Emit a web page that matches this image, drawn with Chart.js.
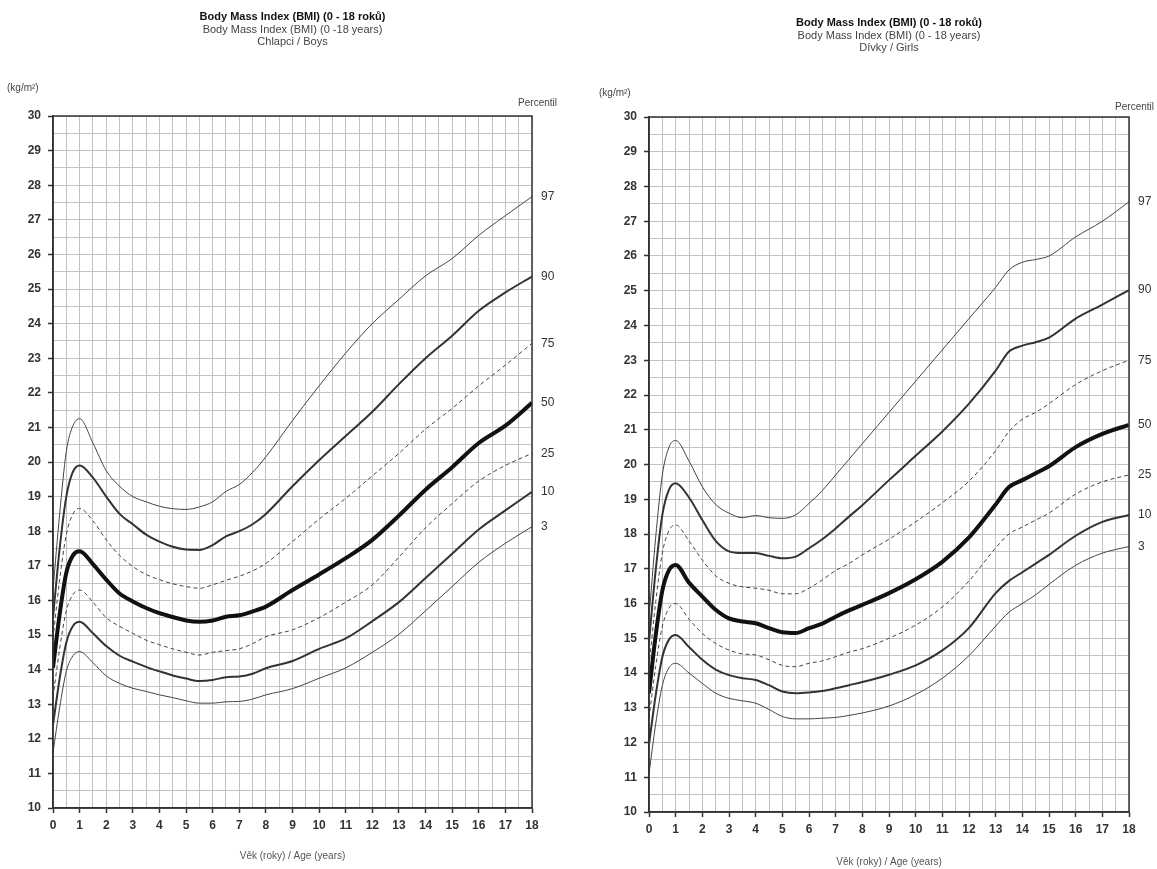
<!DOCTYPE html>
<html>
<head>
<meta charset="utf-8">
<script src="https://cdn.jsdelivr.net/npm/chart.js@4.4.0/dist/chart.umd.min.js"></script>
<style>
  html, body { margin: 0; padding: 0; background: #fff; }
  #wrap { position: relative; width: 1157px; height: 869px; }
  #boys { position: absolute; left: 0; top: 0; }
  #girls { position: absolute; left: 580px; top: 0; }
</style>
</head>
<body>
<div id="wrap">
  <canvas id="boys" width="580" height="869"></canvas>
  <canvas id="girls" width="577" height="869"></canvas>
</div>
<script>
// vek v letech
const boysAges = [0, 0.25, 0.5, 0.75, 1, 1.5, 2, 2.5, 3, 3.5, 4, 4.5, 5, 5.5, 6, 6.5, 7, 7.5, 8, 9, 10, 11, 12, 13, 14, 15, 16, 17, 18];
const girlsAges = [0, 0.25, 0.5, 0.75, 1, 1.5, 2, 2.5, 3, 3.5, 4, 4.5, 5, 5.5, 6, 6.5, 7, 7.5, 8, 9, 10, 11, 12, 13, 13.5, 14, 14.5, 15, 16, 17, 18];
const percentiles = ['97', '90', '75', '50', '25', '10', '3'];

// chlapci
const boys97 = [16.3, 18.5, 20.3, 21.05, 21.25, 20.55, 19.75, 19.3, 19.0, 18.85, 18.72, 18.65, 18.63, 18.7, 18.85, 19.15, 19.35, 19.7, 20.15, 21.2, 22.2, 23.15, 24.0, 24.7, 25.38, 25.88, 26.55, 27.12, 27.67];
const boys90 = [15.5, 17.5, 19.0, 19.72, 19.9, 19.55, 19.0, 18.5, 18.2, 17.9, 17.7, 17.55, 17.47, 17.46, 17.6, 17.85, 18.0, 18.2, 18.5, 19.3, 20.05, 20.75, 21.45, 22.25, 23.0, 23.65, 24.37, 24.9, 25.36];
const boys75 = [14.9, 16.6, 17.9, 18.5, 18.66, 18.3, 17.75, 17.3, 16.98, 16.75, 16.6, 16.48, 16.4, 16.35, 16.45, 16.58, 16.7, 16.85, 17.07, 17.7, 18.35, 18.95, 19.6, 20.25, 20.95, 21.55, 22.2, 22.8, 23.43];
const boys50 = [14.05, 15.6, 16.8, 17.3, 17.42, 17.05, 16.6, 16.2, 15.97, 15.78, 15.63, 15.52, 15.42, 15.38, 15.42, 15.53, 15.57, 15.68, 15.82, 16.3, 16.75, 17.22, 17.75, 18.45, 19.2, 19.85, 20.55, 21.05, 21.71];
const boys25 = [13.2, 14.6, 15.7, 16.17, 16.3, 15.95, 15.5, 15.25, 15.05, 14.85, 14.72, 14.6, 14.5, 14.42, 14.5, 14.55, 14.6, 14.75, 14.95, 15.15, 15.5, 15.95, 16.45, 17.25, 18.1, 18.8, 19.45, 19.9, 20.25];
const boys10 = [12.4, 13.74, 14.78, 15.26, 15.38, 15.05, 14.68, 14.4, 14.23, 14.08, 13.95, 13.83, 13.74, 13.67, 13.7, 13.78, 13.8, 13.88, 14.04, 14.25, 14.6, 14.9, 15.4, 15.95, 16.65, 17.35, 18.05, 18.6, 19.14];
const boys3 = [11.6, 12.9, 13.95, 14.4, 14.52, 14.2, 13.82, 13.6, 13.46, 13.37, 13.27, 13.19, 13.1, 13.03, 13.03, 13.07, 13.08, 13.15, 13.27, 13.45, 13.75, 14.05, 14.5, 15.02, 15.7, 16.4, 17.1, 17.65, 18.13];

// divky
const girls97 = [15.6, 17.9, 19.7, 20.5, 20.69, 20.1, 19.36, 18.85, 18.6, 18.47, 18.53, 18.47, 18.45, 18.55, 18.88, 19.25, 19.7, 20.15, 20.6, 21.5, 22.4, 23.3, 24.2, 25.1, 25.6, 25.82, 25.9, 26.0, 26.55, 27.0, 27.56];
const girls90 = [14.9, 16.95, 18.55, 19.28, 19.46, 19.05, 18.4, 17.8, 17.5, 17.45, 17.45, 17.37, 17.3, 17.35, 17.59, 17.85, 18.16, 18.5, 18.83, 19.55, 20.25, 20.95, 21.75, 22.7, 23.25, 23.42, 23.52, 23.65, 24.2, 24.6, 25.02];
const girls75 = [14.2, 16.03, 17.45, 18.1, 18.26, 17.8, 17.25, 16.8, 16.58, 16.48, 16.44, 16.38, 16.28, 16.28, 16.44, 16.68, 16.95, 17.15, 17.4, 17.85, 18.35, 18.9, 19.52, 20.4, 20.95, 21.3, 21.5, 21.75, 22.3, 22.7, 23.0];
const girls50 = [13.42, 15.08, 16.37, 16.96, 17.11, 16.6, 16.2, 15.82, 15.57, 15.48, 15.43, 15.29, 15.17, 15.15, 15.29, 15.42, 15.62, 15.8, 15.96, 16.3, 16.7, 17.2, 17.9, 18.85, 19.35, 19.55, 19.75, 19.95, 20.5, 20.88, 21.14];
const girls25 = [12.7, 14.19, 15.34, 15.87, 16.0, 15.55, 15.14, 14.85, 14.66, 14.55, 14.52, 14.38, 14.22, 14.18, 14.28, 14.35, 14.47, 14.6, 14.7, 15.0, 15.38, 15.9, 16.65, 17.6, 18.0, 18.2, 18.4, 18.6, 19.15, 19.5, 19.7];
const girls10 = [11.95, 13.36, 14.46, 14.96, 15.09, 14.75, 14.38, 14.1, 13.94, 13.85, 13.8, 13.65, 13.47, 13.42, 13.44, 13.48, 13.56, 13.65, 13.74, 13.95, 14.22, 14.65, 15.3, 16.3, 16.65, 16.9, 17.15, 17.4, 17.95, 18.35, 18.55];
const girls3 = [11.1, 12.53, 13.64, 14.15, 14.28, 14.0, 13.7, 13.42, 13.27, 13.2, 13.13, 12.95, 12.75, 12.68, 12.68, 12.7, 12.72, 12.78, 12.85, 13.05, 13.38, 13.85, 14.5, 15.35, 15.75, 16.0, 16.25, 16.55, 17.1, 17.45, 17.64];

const FONT = "'Liberation Sans', Arial, Helvetica, sans-serif";

// styl car podle percentilu
const lineStyles = [
  { w: 1, c: '#444', dash: [] },     // 97
  { w: 2, c: '#333', dash: [] },     // 90
  { w: 1, c: '#444', dash: [4, 3] }, // 75
  { w: 4, c: '#111', dash: [] },     // 50
  { w: 1, c: '#444', dash: [4, 3] }, // 25
  { w: 2, c: '#333', dash: [] },     // 10
  { w: 1, c: '#444', dash: [] }      // 3
];

// texty kolem grafu (titulky, jednotky, popisky percentilu)
const textPlugin = {
  id: 'bmiTexts',
  afterDraw(chart, args, opts) {
    const ctx = chart.ctx;
    const ca = chart.chartArea;
    ctx.save();
    // ramecek
    ctx.strokeStyle = '#333';
    ctx.lineWidth = 1.5;
    ctx.strokeRect(ca.left, ca.top, ca.right - ca.left, ca.bottom - ca.top);

    const cx = (ca.left + ca.right) / 2;
    ctx.textAlign = 'center';
    ctx.textBaseline = 'middle';
    ctx.fillStyle = '#111';
    ctx.font = 'bold 11px ' + FONT;
    ctx.fillText(opts.lines[0], cx, opts.titleY);
    ctx.fillStyle = '#444';
    ctx.font = '11px ' + FONT;
    ctx.fillText(opts.lines[1], cx, opts.titleY + 12.5);
    ctx.fillText(opts.lines[2], cx, opts.titleY + 25);

    ctx.font = '10px ' + FONT;
    ctx.fillStyle = '#444';
    ctx.textAlign = 'left';
    ctx.fillText('(kg/m²)', ca.left + opts.unitDx, opts.unitY);
    ctx.textAlign = 'right';
    ctx.fillText('Percentil', ca.right + opts.percDx, ca.top - opts.percDy);

    // popisky na konci krivek
    ctx.font = '12px ' + FONT;
    ctx.fillStyle = '#333';
    ctx.textAlign = 'left';
    chart.data.datasets.forEach((ds, i) => {
      const meta = chart.getDatasetMeta(i);
      const last = meta.data[meta.data.length - 1];
      ctx.fillText(ds.label, ca.right + 9, last.y);
    });
    ctx.restore();
  }
};

function makeChart(id, ages, series, pad, texts) {
  const datasets = series.map((vals, i) => ({
    label: percentiles[i],
    data: ages.map((a, j) => ({ x: a, y: vals[j] })),
    borderColor: lineStyles[i].c,
    borderWidth: lineStyles[i].w,
    borderDash: lineStyles[i].dash,
    pointRadius: 0,
    fill: false,
    cubicInterpolationMode: 'monotone'
  }));

  const intOnly = v => Number.isInteger(v) ? String(v) : '';
  const tickCol = c => Number.isInteger(c.tick.value) ? '#333' : 'rgba(0,0,0,0)';

  return new Chart(document.getElementById(id), {
    type: 'line',
    data: { datasets: datasets },
    plugins: [textPlugin],
    options: {
      responsive: false,
      animation: false,
      layout: { padding: pad },
      plugins: {
        legend: { display: false },
        tooltip: { enabled: false },
        bmiTexts: texts
      },
      scales: {
        x: {
          type: 'linear',
          min: 0, max: 18,
          afterFit: s => { s.height = pad.xh; },
          grid: { color: '#c2c2c2', lineWidth: 1, tickLength: 5, tickColor: tickCol, tickWidth: 1.5 },
          border: { color: '#333', width: 1.5 },
          ticks: {
            stepSize: 0.5, autoSkip: false, maxRotation: 0, padding: 5,
            callback: intOnly,
            color: '#333', font: { family: FONT, size: 12, weight: 'bold' }
          },
          title: {
            display: true, text: 'Věk (roky) / Age (years)',
            color: '#555', font: { family: FONT, size: 10 },
            padding: { top: 4, bottom: pad.tb }
          }
        },
        y: {
          min: 10, max: 30,
          afterFit: s => { s.width = 40; },
          grid: { color: '#c2c2c2', lineWidth: 1, tickLength: 5, tickColor: tickCol, tickWidth: 1.5 },
          border: { color: '#333', width: 1.5 },
          ticks: {
            stepSize: 0.5, autoSkip: false, padding: 7,
            callback: intOnly,
            color: '#333', font: { family: FONT, size: 12, weight: 'bold' }
          }
        }
      }
    }
  });
}

makeChart('boys', boysAges, [boys97, boys90, boys75, boys50, boys25, boys10, boys3],
  { left: 13, right: 48, top: 116, bottom: 3, xh: 58, tb: 4 },
  {
    lines: ['Body Mass Index (BMI) (0 - 18 roků)', 'Body Mass Index (BMI) (0 -18 years)', 'Chlapci / Boys'],
    titleY: 17, unitDx: -46, unitY: 88, percDx: 25, percDy: 13
  });

makeChart('girls', girlsAges, [girls97, girls90, girls75, girls50, girls25, girls10, girls3],
  { left: 29, right: 28, top: 117, bottom: 1, xh: 56, tb: 0 },
  {
    lines: ['Body Mass Index (BMI) (0 - 18 roků)', 'Body Mass Index (BMI) (0 - 18 years)', 'Dívky / Girls'],
    titleY: 23, unitDx: -50, unitY: 93, percDx: 25, percDy: 10
  });
</script>
</body>
</html>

§ **Exercise aim**: Copy nothing but the lines from the top of the data down to the line containing "const percentiles = ['97', '90', '75', '50', '25', '10', '3'];", and leave the pictures out.

§ **Written answer**:
Emit a web page that matches this image, drawn with Chart.js.
<!DOCTYPE html>
<html>
<head>
<meta charset="utf-8">
<script src="https://cdn.jsdelivr.net/npm/chart.js@4.4.0/dist/chart.umd.min.js"></script>
<style>
  html, body { margin: 0; padding: 0; background: #fff; }
  #wrap { position: relative; width: 1157px; height: 869px; }
  #boys { position: absolute; left: 0; top: 0; }
  #girls { position: absolute; left: 580px; top: 0; }
</style>
</head>
<body>
<div id="wrap">
  <canvas id="boys" width="580" height="869"></canvas>
  <canvas id="girls" width="577" height="869"></canvas>
</div>
<script>
// vek v letech
const boysAges = [0, 0.25, 0.5, 0.75, 1, 1.5, 2, 2.5, 3, 3.5, 4, 4.5, 5, 5.5, 6, 6.5, 7, 7.5, 8, 9, 10, 11, 12, 13, 14, 15, 16, 17, 18];
const girlsAges = [0, 0.25, 0.5, 0.75, 1, 1.5, 2, 2.5, 3, 3.5, 4, 4.5, 5, 5.5, 6, 6.5, 7, 7.5, 8, 9, 10, 11, 12, 13, 13.5, 14, 14.5, 15, 16, 17, 18];
const percentiles = ['97', '90', '75', '50', '25', '10', '3'];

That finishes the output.